# Trailer Underbelly



## jetfan401 (Feb 7, 2007)

does anyone have any idea what i can do to replace a 5x4 section of the cardboard like barrier under my 32bhds. a section of it blew off on my last trip.

thanks


----------



## CamperAndy (Aug 26, 2004)

The corrugated plastic sheeting used on the belly can be purchased at sign shops and on line. You may even find some at you local hard ware store.

When replacing it, just make sure you do not run any screws up into one of your tanks.


----------



## battalionchief3 (Jun 27, 2006)

Hopefully Gilligan didnt already run the screws up in the tank for you


----------



## Nathan (Jan 2, 2007)

When you add the section back on, make sure you seal all connections so the wind can't get in there and blow it off again.


----------



## tdvffjohn (Mar 10, 2005)

Also make the overlap of the two pieces rear section under forward section also for wind.


----------



## folsom_five (Jan 10, 2008)

battalionchief3 said:


> Hopefully Gilligan didnt already run the screws up in the tank for you


Gilligan must have been working on mine... 3 screws through the fresh water tank.

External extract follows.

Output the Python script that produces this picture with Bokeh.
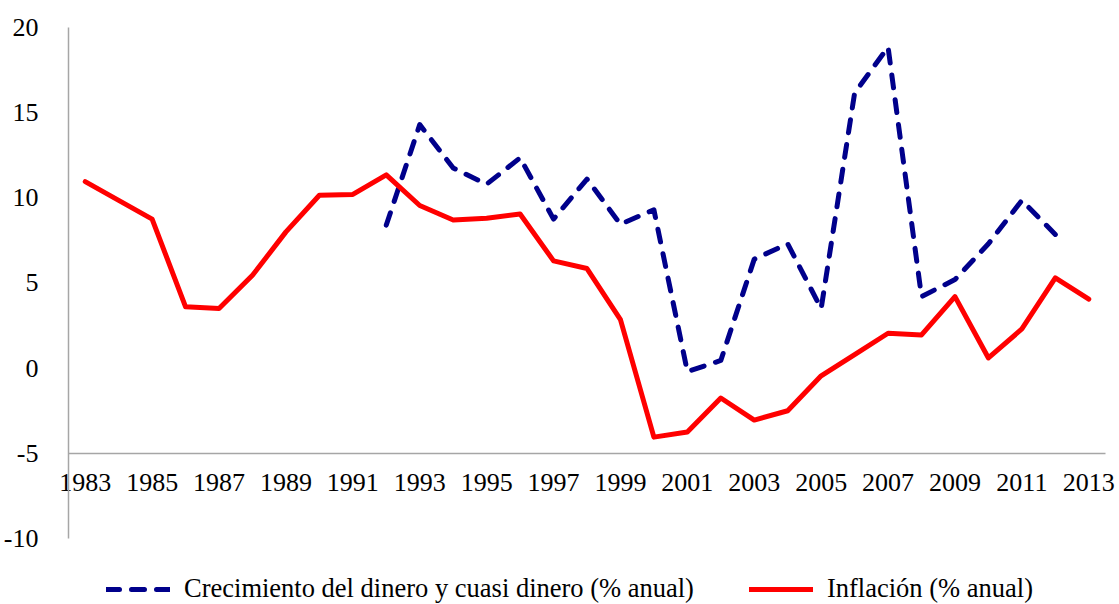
from bokeh.plotting import figure
from bokeh.models import Legend, LegendItem, FixedTicker
from bokeh.embed import file_html
from bokeh.resources import INLINE

years = list(range(1983, 2014))
inflation = [10.95, 9.85, 8.75, 3.6, 3.5, 5.45, 8.0, 10.15, 10.2, 11.35, 9.55,
             8.7, 8.8, 9.05, 6.3, 5.85, 2.85, -4.05, -3.75, -1.75, -3.05, -2.5,
             -0.45, 0.8, 2.05, 1.95, 4.2, 0.6, 2.3, 5.3, 4.05]

money_years = list(range(1992, 2013))
money = [8.4, 14.3, 11.75, 10.8, 12.35, 8.75, 11.1, 8.45, 9.3, -0.2, 0.45,
         6.4, 7.3, 3.5, 16.15, 18.85, 4.2, 5.2, 7.3, 9.85, 7.85]

x_ticks = list(range(1983, 2014, 2))
y_ticks = [-10, -5, 0, 5, 10, 15, 20]
y_tick_labels = ["-10", "-5", "0", "5", "10", "15", "20"]

label_money = "Crecimiento del dinero y cuasi dinero (% anual)"
label_infl = "Inflación (% anual)"

FONT = "Liberation Serif"
AXIS_COLOR = "#a6a6a6"
W, H = 1119, 604
PX_Y = 17.033   # pixels per unit on y
PX_X = 33.452   # pixels per year on x
LEFT, TOP, RIGHT = 68, 27, 1105   # where the axes sit on the canvas

# the frame covers the whole canvas; the axes sit at fixed data positions
x_lo = 1982.5 - LEFT / PX_X
x_hi = 2013.5 + (W - RIGHT) / PX_X
y_hi = 20 + TOP / PX_Y
y_lo = 20 - (H - TOP) / PX_Y

p = figure(frame_width=W, frame_height=H,
           x_range=(x_lo, x_hi), y_range=(y_lo, y_hi),
           output_backend="svg", toolbar_location=None,
           min_border_left=0, min_border_right=0, min_border_top=0,
           min_border_bottom=0)
p.grid.visible = False
p.outline_line_color = None

r_money = p.line(money_years, money, line_color="#00008B", line_width=5,
                 line_dash="13 12", line_cap="round", line_join="round")
r_infl = p.line(years, inflation, line_color="#FF0000", line_width=5,
                line_cap="round", line_join="round")

# y axis at the left edge of the category area
ya = p.yaxis[0]
ya.fixed_location = 1982.5
ya.ticker = FixedTicker(ticks=y_ticks)
ya.major_label_overrides = {t: s for t, s in zip(y_ticks, y_tick_labels)}
ya.bounds = (-10, 20)
ya.major_tick_line_color = None
ya.minor_tick_line_color = None
ya.axis_line_color = AXIS_COLOR
ya.axis_line_width = 1.5
ya.major_label_standoff = 24
ya.major_label_text_font = FONT
ya.major_label_text_font_size = "26px"
ya.major_label_text_color = "black"

# x axis crossing at y = -5
xa = p.xaxis[0]
xa.fixed_location = -5
xa.ticker = FixedTicker(ticks=x_ticks)
xa.bounds = (1982.5, 2013.5)
xa.major_tick_line_color = None
xa.minor_tick_line_color = None
xa.axis_line_color = AXIS_COLOR
xa.axis_line_width = 1.5
xa.major_label_standoff = 15
xa.major_label_text_font = FONT
xa.major_label_text_font_size = "26px"
xa.major_label_text_color = "black"

legend = Legend(items=[LegendItem(label=label_money, renderers=[r_money]),
                       LegendItem(label=label_infl, renderers=[r_infl])],
                orientation="horizontal", location=(106, 0),
                label_text_font=FONT, label_text_font_size="26.5px",
                label_text_color="black", glyph_width=64, glyph_height=28,
                label_standoff=14, spacing=55, padding=0, margin=0,
                border_line_color=None, background_fill_alpha=0)
p.add_layout(legend, "center")

open("out.html", "w").write(file_html(p, INLINE))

At least it wasn't the black tank!

--Greg


----------



## jetfan401 (Feb 7, 2007)

thanks for your help already ordered new one from my sign guy


----------



## CamperAndy (Aug 26, 2004)

jetfan said:


> thanks for your help already ordered new one from my sign guy


Just curious, did my post promt you to call him? Just wanted to know if what I said helped.


----------



## jetfan401 (Feb 7, 2007)

i got the idea from you thanks


----------